Fabban: This is part of the game. We counted on a negative reaction from the “purists” side and on exciting reactions from our fans. It’s so much fun…so fucking cool! An Iron Maiden’s cover made by Aborym couldn’t sound in any other way…ha-ha. We played it 3/4 times faster, in our own way, with our style. We are made this way: take it or leave it. If someone does not like our style and our way of making music, they can safely listen to something else .. We will continue to sleep peacefully at night ..
Dead Rhetoric: Do you ever reflect upon some of your more chaotic days, like in the early 2000’s when Attila was still in the band? Ever wish you could do some things over again?
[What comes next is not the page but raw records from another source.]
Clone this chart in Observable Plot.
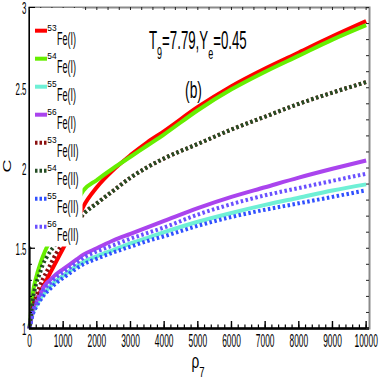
<!DOCTYPE html>
<html><head><meta charset="utf-8">
<script src="https://cdn.jsdelivr.net/npm/d3@7"></script>
<script src="https://cdn.jsdelivr.net/npm/@observablehq/plot@0.6"></script>
<style>html,body{margin:0;padding:0;background:#fff}#chart{width:382px;height:382px}</style>
</head><body><div id="chart"></div>
<script>
// ---- data ----
const rho = [0,100,200,300,400,500,600,800,1000,1200,1400,1600,2000,2500,3000,3500,4000,5000,6000,7000,8000,9000,10000];
const fe53I  = [1.00,1.12,1.17,1.22,1.26,1.30,1.34,1.42,1.50,1.58,1.67,1.76,1.88,1.99,2.08,2.16,2.23,2.38,2.51,2.62,2.72,2.82,2.915];
const fe54I  = [1.00,1.22,1.32,1.39,1.45,1.50,1.54,1.61,1.67,1.73,1.79,1.86,1.925,2.00,2.07,2.14,2.21,2.36,2.49,2.60,2.70,2.80,2.89];
const fe55I  = [1.00,1.10,1.145,1.18,1.21,1.235,1.26,1.30,1.33,1.36,1.39,1.415,1.45,1.49,1.53,1.565,1.60,1.665,1.72,1.77,1.815,1.86,1.898];
const fe56I  = [1.00,1.12,1.17,1.21,1.25,1.28,1.30,1.34,1.37,1.40,1.43,1.46,1.50,1.55,1.59,1.63,1.67,1.75,1.82,1.88,1.94,1.995,2.047];
const fe53II = [1.00,1.13,1.20,1.26,1.31,1.35,1.39,1.47,1.53,1.59,1.65,1.713,1.78,1.86,1.94,2.005,2.06,2.15,2.24,2.32,2.40,2.47,2.535];
const fe54II = [1.00,1.18,1.28,1.34,1.40,1.44,1.475,1.53,1.58,1.63,1.67,1.713,1.78,1.86,1.94,2.005,2.06,2.15,2.24,2.32,2.40,2.47,2.535];
const fe55II = [1.00,1.09,1.135,1.17,1.20,1.225,1.245,1.285,1.315,1.345,1.375,1.40,1.435,1.475,1.51,1.545,1.575,1.64,1.695,1.74,1.78,1.82,1.861];
const fe56II = [1.00,1.11,1.155,1.195,1.23,1.26,1.28,1.32,1.35,1.38,1.41,1.44,1.48,1.52,1.56,1.595,1.63,1.71,1.775,1.83,1.875,1.92,1.964];

const massNumbers = ["53","54","55","56","53","54","55","56"];
const ionLabels   = ["Fe(I)","Fe(I)","Fe(I)","Fe(I)","Fe(II)","Fe(II)","Fe(II)","Fe(II)"];
const seriesColors = ["#ff0000","#66ee00","#6ff0d6","#aa44ee","#8b1010","#244d24","#3050ff","#6a50ff"];
const seriesDotted = [false,false,false,false,true,true,true,true];
const seriesOffset = [0,0,0,0,0,2.5,0,0];

const xTickValues = [0,1000,2000,3000,4000,5000,6000,7000,8000,9000,10000];
const xTickLabels = ["0","1000","2000","3000","4000","5000","6000","7000","8000","9000","10000"];
const yTickValues = [1,1.5,2,2.5,3];
const yTickLabels = ["1","1.5","2","2.5","3"];
const xMinorTicks = d3.range(0, 10001, 200);
const xTopTicks = d3.range(0, 10001, 1000/3);
const yMinorTicks = d3.range(10, 31, 1).map(d => d / 10);

const titleMain = ["T","=7.79,Y","=0.45"];
const titleSubs = ["9","e"];
const panelTag = "(b)";
const yLabel = "C";
const xLabelMain = "ρ", xLabelSub = "7";

// ---- chart ----
const series = [fe53I, fe54I, fe55I, fe56I, fe53II, fe54II, fe55II, fe56II];
const rows = series.flatMap((vals, s) => rho.map((r, i) => ({rho: r, c: vals[i], s})));

const W = 382, H = 382, mL = 29, mR = 13, mT = 7, mB = 54;
const plotW = W - mL - mR, plotH = H - mT - mB;

const marks = [];
series.forEach((_, s) => {
  marks.push(Plot.line(rows.filter(d => d.s === s), {
    x: "rho", y: "c", stroke: seriesColors[s], strokeWidth: 4,
    strokeDasharray: seriesDotted[s] ? "2.5,2.5" : null,
    strokeDashoffset: seriesOffset[s], strokeLinecap: "butt", strokeLinejoin: "miter",
    curve: "monotone-x"
  }));
});
marks.push(
  Plot.frame({stroke: "#8a8a8a", strokeWidth: 2}),
  Plot.ruleX([0], {stroke: "black", strokeWidth: 2}),
  Plot.ruleY([1], {stroke: "black", strokeWidth: 2.5}),
  Plot.tickX(xMinorTicks, {x: d => d, insetTop: plotH - 3.5, stroke: "black", strokeWidth: 1.2}),
  Plot.tickX(xTickValues, {x: d => d, insetTop: plotH - 7, stroke: "black", strokeWidth: 1.4}),
  Plot.tickX(xTopTicks, {x: d => d, insetBottom: plotH - 3, stroke: "#222", strokeWidth: 1}),
  Plot.tickY(yMinorTicks, {y: d => d, insetRight: plotW - 3, stroke: "black", strokeWidth: 1}),
  Plot.tickY(yTickValues, {y: d => d, insetRight: plotW - 6, stroke: "black", strokeWidth: 1.2}),
  Plot.tickY(yMinorTicks, {y: d => d, insetLeft: plotW - 3, stroke: "#222", strokeWidth: 1}),
  Plot.text(xTickValues, {x: d => d, text: (d, i) => xTickLabels[i], frameAnchor: "bottom", lineAnchor: "top", dy: 6, fontSize: 17.5, fill: "black"}),
  Plot.text(yTickValues, {y: d => d, text: (d, i) => yTickLabels[i], frameAnchor: "left", textAnchor: "end", dx: -3, dy: 1.5, fontSize: 16.5, fill: "black"})
);

const chart = Plot.plot({
  width: W, height: H,
  marginLeft: mL, marginRight: mR, marginTop: mT, marginBottom: mB,
  x: {domain: [0, 10100], axis: null},
  y: {domain: [1, 3], axis: null},
  style: {fontFamily: "Liberation Sans, Arial, sans-serif", background: "white", color: "black"},
  marks
});
document.getElementById("chart").appendChild(chart);

// condense Plot's tick labels horizontally around their anchor
chart.querySelectorAll("text").forEach(node => {
  const x = +node.getAttribute("x") || 0;
  const t = node.getAttribute("transform") || "";
  node.setAttribute("transform", `${t} translate(${x},0) scale(0.48,1) translate(${-x},0)`);
});

const svg = d3.select(chart);
const ann = svg.append("g").attr("font-family", "Liberation Sans, Arial, sans-serif")
  .attr("fill", "black").attr("text-anchor", "start");
// text placed at (x, y) and condensed horizontally by s
function label(parent, x, y, s, size) {
  return parent.append("text").attr("font-size", size)
    .attr("transform", `translate(${x},${y}) scale(${s},1)`);
}

// legend (white box over the plot's upper-left corner)
const leg = ann.append("g");
leg.append("rect").attr("x", 30).attr("y", 8).attr("width", 52.5).attr("height", 238.5).attr("fill", "white");
massNumbers.forEach((m, i) => {
  const y = 30.7 + i * 28;
  leg.append("line").attr("x1", 35).attr("x2", 47).attr("y1", y).attr("y2", y)
    .attr("stroke", seriesColors[i]).attr("stroke-width", 4)
    .attr("stroke-dasharray", seriesDotted[i] ? "2.5,2" : null);
  label(leg, 47.3, y + 0.3, 0.95, 8.8).text(m);
  label(leg, 57, y + 14.3, 0.5, 18).text(ionLabels[i]);
});

// title
const tt = label(ann, 149, 49, 0.53, 25);
tt.append("tspan").text(titleMain[0]);
tt.append("tspan").attr("font-size", 17).attr("dy", 10).text(titleSubs[0]);
tt.append("tspan").attr("dy", -10).text(titleMain[1]);
tt.append("tspan").attr("font-size", 17).attr("dy", 10).text(titleSubs[1]);
tt.append("tspan").attr("dy", -10).text(titleMain[2]);

label(ann, 193.5, 98, 0.6, 23).attr("text-anchor", "middle").text(panelTag);

// axis labels
ann.append("text").attr("font-size", 18).attr("text-anchor", "middle")
  .attr("transform", "translate(11,166) scale(0.6,1) rotate(-90)").text(yLabel);
const xl = label(ann, 191.5, 368, 0.68, 20);
xl.append("tspan").text(xLabelMain);
xl.append("tspan").attr("font-size", 14).attr("dy", 9).text(xLabelSub);
</script>
</body></html>
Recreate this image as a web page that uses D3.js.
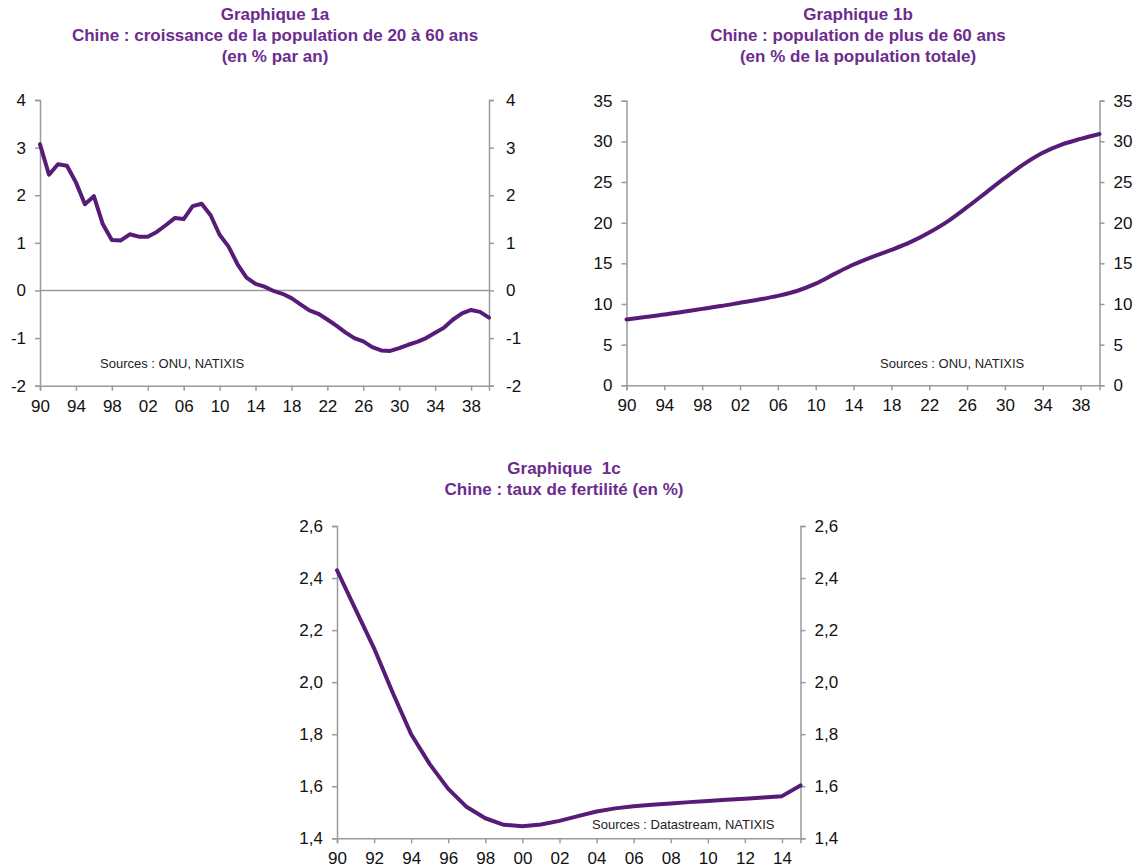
<!DOCTYPE html>
<html>
<head>
<meta charset="utf-8">
<script src="https://cdnjs.cloudflare.com/ajax/libs/d3/7.8.5/d3.min.js"></script>
<style>
  body { margin: 0; background: #fff; }
  svg { display: block; font-family: "Liberation Sans", Arial, sans-serif; }
</style>
</head>
<body>
<div id="graphic"></div>
<script>
// chart 1a : growth of the 20-60 population, % per year
const yearsA = d3.range(1990, 2041)
const growthA = [
  3.07, 2.43, 2.65, 2.62, 2.27, 1.81, 1.98, 1.39, 1.06, 1.05,
  1.18, 1.13, 1.13, 1.23, 1.37, 1.52, 1.50, 1.77, 1.82, 1.58,
  1.17, 0.92, 0.55, 0.27, 0.14, 0.08, -0.01, -0.07, -0.16, -0.29,
  -0.42, -0.49, -0.61, -0.74, -0.88, -1.00, -1.07, -1.19, -1.26, -1.27,
  -1.21, -1.14, -1.08, -1.00, -0.89, -0.78, -0.61, -0.48, -0.41, -0.45,
  -0.57
]
const ticksA = [-2, -1, 0, 1, 2, 3, 4]

// chart 1b : population over 60, % of total (read every 2 years)
const yearsB = d3.range(1990, 2041, 2)
const shareB = [
  8.1, 8.4, 8.7, 9.05, 9.4, 9.75, 10.15, 10.55, 11.0, 11.6,
  12.5, 13.7, 14.85, 15.8, 16.65, 17.6, 18.8, 20.2, 21.9, 23.7,
  25.5, 27.2, 28.6, 29.6, 30.3, 30.9
]
const ticksB = [0, 5, 10, 15, 20, 25, 30, 35]

// chart 1c : fertility rate
const yearsC = d3.range(1990, 2016)
const fertC = [
  2.43, 2.28, 2.13, 1.96, 1.80, 1.685, 1.59, 1.52, 1.477, 1.452,
  1.446, 1.453, 1.467, 1.485, 1.503, 1.515, 1.523, 1.529, 1.534, 1.539,
  1.543, 1.548, 1.552, 1.557, 1.562, 1.603
]
const ticksC = [1.4, 1.6, 1.8, 2.0, 2.2, 2.4, 2.6]

const width = 1147, height = 867
const lineColor = '#581c78'
const titleColor = '#6b2c8e'
const axisColor = '#9a9a9a'

const svg = d3.select('#graphic').append('svg')
  .attr('width', width)
  .attr('height', height)

svg.append('rect').attr('width', width).attr('height', height).attr('fill', '#fff')

const yy = d => (d % 100) < 10 ? '0' + (d % 100) : '' + (d % 100)
const intFmt = d => String(d)   // plain hyphen for negatives, like the original

function drawChart(cfg) {
  var x = d3.scaleLinear().domain(cfg.xDomain).range([cfg.left, cfg.right])
  var y = d3.scaleLinear().domain(cfg.yDomain).range([cfg.bottom, cfg.top])
  var g = svg.append('g')

  // titles
  g.selectAll('.title')
    .data(cfg.title)
    .enter().append('text')
    .attr('x', cfg.titleX)
    .attr('y', (d, i) => cfg.titleY + i * 21)
    .attr('text-anchor', 'middle')
    .attr('fill', titleColor)
    .attr('font-weight', 'bold')
    .attr('font-size', '17px')
    .style('white-space', 'pre')
    .text(d => d)

  g.append('g').attr('transform', 'translate(' + cfg.left + ',0)')
    .call(d3.axisLeft(y).tickValues(cfg.yTicks).tickFormat(cfg.yFormat).tickSizeOuter(0).tickSize(5).tickPadding(9))
  g.append('g').attr('transform', 'translate(' + cfg.right + ',0)')
    .call(d3.axisRight(y).tickValues(cfg.yTicks).tickFormat(cfg.yFormat).tickSizeOuter(0).tickSize(5).tickPadding(cfg.rightPad || 9))
  g.append('g').attr('transform', 'translate(0,' + cfg.bottom + ')')
    .call(d3.axisBottom(x).tickValues(cfg.xTicks).tickFormat(yy).tickSizeOuter(0).tickSize(5).tickPadding(9))

  g.selectAll('.domain, .tick line').attr('stroke', axisColor).attr('stroke-width', 1.5)
  g.selectAll('.tick text').attr('fill', '#111').attr('font-size', '17px')
    .attr('font-family', '"Liberation Sans", Arial, sans-serif')

  if (cfg.zeroLine) {
    g.append('line')
      .attr('x1', cfg.left).attr('x2', cfg.right)
      .attr('y1', y(0)).attr('y2', y(0))
      .attr('stroke', axisColor).attr('stroke-width', 1.5)
  }

  g.append('text')
    .attr('x', cfg.sourceX).attr('y', cfg.sourceY)
    .attr('font-size', '13px').attr('fill', '#222')
    .text(cfg.source)

  var line = d3.line()
    .x((d, i) => x(cfg.xs[i]))
    .y(d => y(d))
    .curve(cfg.curve || d3.curveLinear)

  g.append('path')
    .datum(cfg.ys)
    .attr('d', line)
    .attr('fill', 'none')
    .attr('stroke', lineColor)
    .attr('stroke-width', 4)
    .attr('stroke-linejoin', 'round')
    .attr('stroke-linecap', 'round')
}

drawChart({
  title: ['Graphique 1a', 'Chine : croissance de la population de 20 à 60 ans', '(en % par an)'],
  titleX: 275, titleY: 20,
  left: 40, right: 489, top: 100, bottom: 385.7,
  xDomain: [1990, 2040], yDomain: [-2, 4],
  xTicks: d3.range(1990, 2040, 4), yTicks: ticksA,
  yFormat: intFmt, rightPad: 12,
  xs: yearsA, ys: growthA,
  zeroLine: true,
  source: 'Sources : ONU, NATIXIS', sourceX: 100, sourceY: 368
})

drawChart({
  title: ['Graphique 1b', 'Chine : population de plus de 60 ans', '(en % de la population totale)'],
  titleX: 858, titleY: 20,
  left: 626.5, right: 1099.5, top: 100.7, bottom: 385.3,
  xDomain: [1990, 2040], yDomain: [0, 35],
  xTicks: d3.range(1990, 2040, 4), yTicks: ticksB,
  yFormat: intFmt,
  xs: yearsB, ys: shareB, curve: d3.curveMonotoneX,
  source: 'Sources : ONU, NATIXIS', sourceX: 880, sourceY: 368
})

drawChart({
  title: ['Graphique  1c', 'Chine : taux de fertilité (en %)'],
  titleX: 564, titleY: 474,
  left: 337, right: 800.5, top: 526, bottom: 838.3,
  xDomain: [1990, 2015], yDomain: [1.4, 2.6],
  xTicks: d3.range(1990, 2015, 2), yTicks: ticksC,
  yFormat: d => d3.format('.1f')(d).replace('.', ','),
  xs: yearsC, ys: fertC,
  source: 'Sources : Datastream, NATIXIS', sourceX: 592, sourceY: 829
})
</script>
</body>
</html>
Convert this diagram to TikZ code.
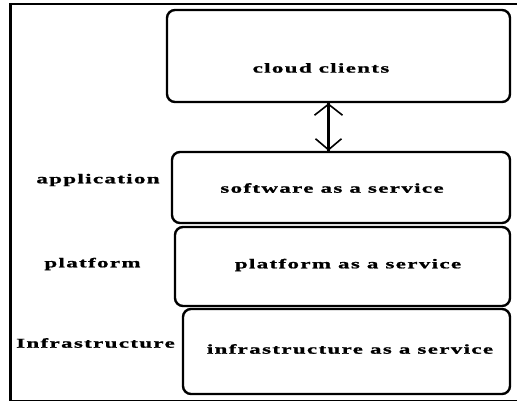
\documentclass[tikz,border=0pt]{standalone}
\usepackage{fontspec}
\usetikzlibrary{arrows.meta}
\newfontfamily\lblfont{Liberation Serif}[FakeStretch=1.7,LetterSpace=10,FakeBold=1.2]
\begin{document}
\begin{tikzpicture}[x=1pt,y=-1pt,
  layer/.style={draw,line width=2.4pt,rounded corners=8pt,inner sep=0pt},
  txt/.style={font=\lblfont\bfseries\fontsize{13.5}{15}\selectfont,inner sep=0pt,anchor=center},
  link/.style={line width=1.6pt,{Straight Barb[length=11pt,width=28pt]}-{Straight Barb[length=11pt,width=26pt]}},
  shaft/.style={line width=3pt}]
\useasboundingbox (0,0) rectangle (517,402);
% outer frame: heavy left edge, lighter top and bottom
\draw[line width=1.5pt] (517,4) -- (10.5,4);
\draw[line width=1.5pt] (10.5,400.5) -- (517,400.5);
\draw[line width=3pt] (10.5,3.3) -- (10.5,401.2);
% stacked layers
\node[layer,minimum width=343pt,minimum height=92pt] (cc) at (338.5,56) {};
\node[layer,minimum width=338pt,minimum height=71pt] (saas) at (341,187.5) {};
\node[layer,minimum width=335pt,minimum height=79pt] (paas) at (342.5,266.5) {};
\node[layer,minimum width=327pt,minimum height=85pt] (iaas) at (346.5,351.5) {};
% texts inside the layers
\node[txt] (cct) at (321,68) {cloud clients};
\node[txt] (saast) at (332,188) {software as a service};
\node[txt] (paast) at (348,265) {platform as a service};
\node[txt] (iaast) at (350,349) {infrastructure as a service};
% layer names on the left
\node[txt] (app) at (98,180) {application};
\node[txt] (plat) at (92.5,264) {platform};
\node[txt] (infra) at (95.5,343) {Infrastructure};
% two-way link between clients and software layer
\coordinate (ax) at (328.5,0);
\draw[link] (cc.south -| ax) -- (saas.north -| ax);
\draw[shaft] ([yshift=1pt]cc.south -| ax) -- ([yshift=-1pt]saas.north -| ax);
\end{tikzpicture}
\end{document}
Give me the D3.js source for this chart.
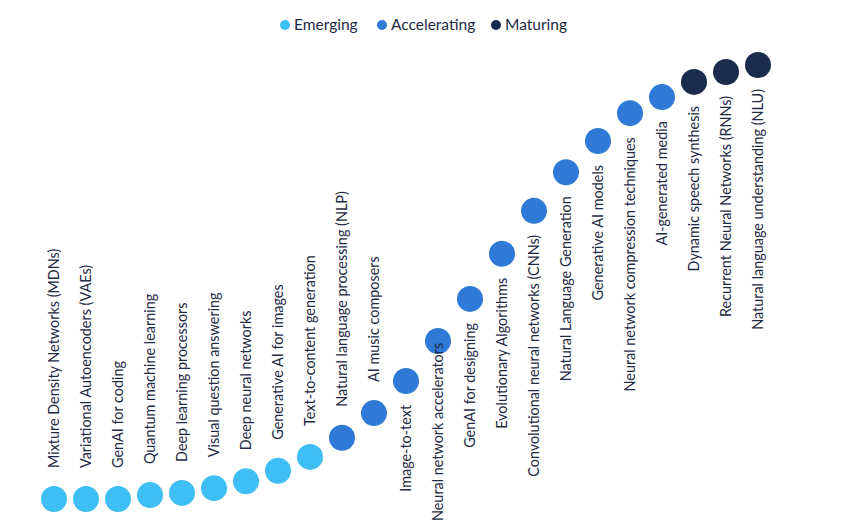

Fabban: The past is the past. I have beautiful memories related to that damn time, but things change. I’m still in contact with Attila, we are on good terms and I’m quite happy about it, but I do not think there will be another opportunity to work together again.
Dead Rhetoric: Has anyone ever told you that next to “Our Sentence,” “Roma Divina Urbs” is your best song?
Fabban: You’re not the first one…ha-ha. I hope you’ll like the new version of “Roma Divina Urbs” that we recorded on Dirty.
Dead Rhetoric: Finally, what’s on the agenda for the rest of 2013?
Fabban: Some gigs in August, then a fucking holiday. From September on I will start writing new songs and in December, more gigs abroad.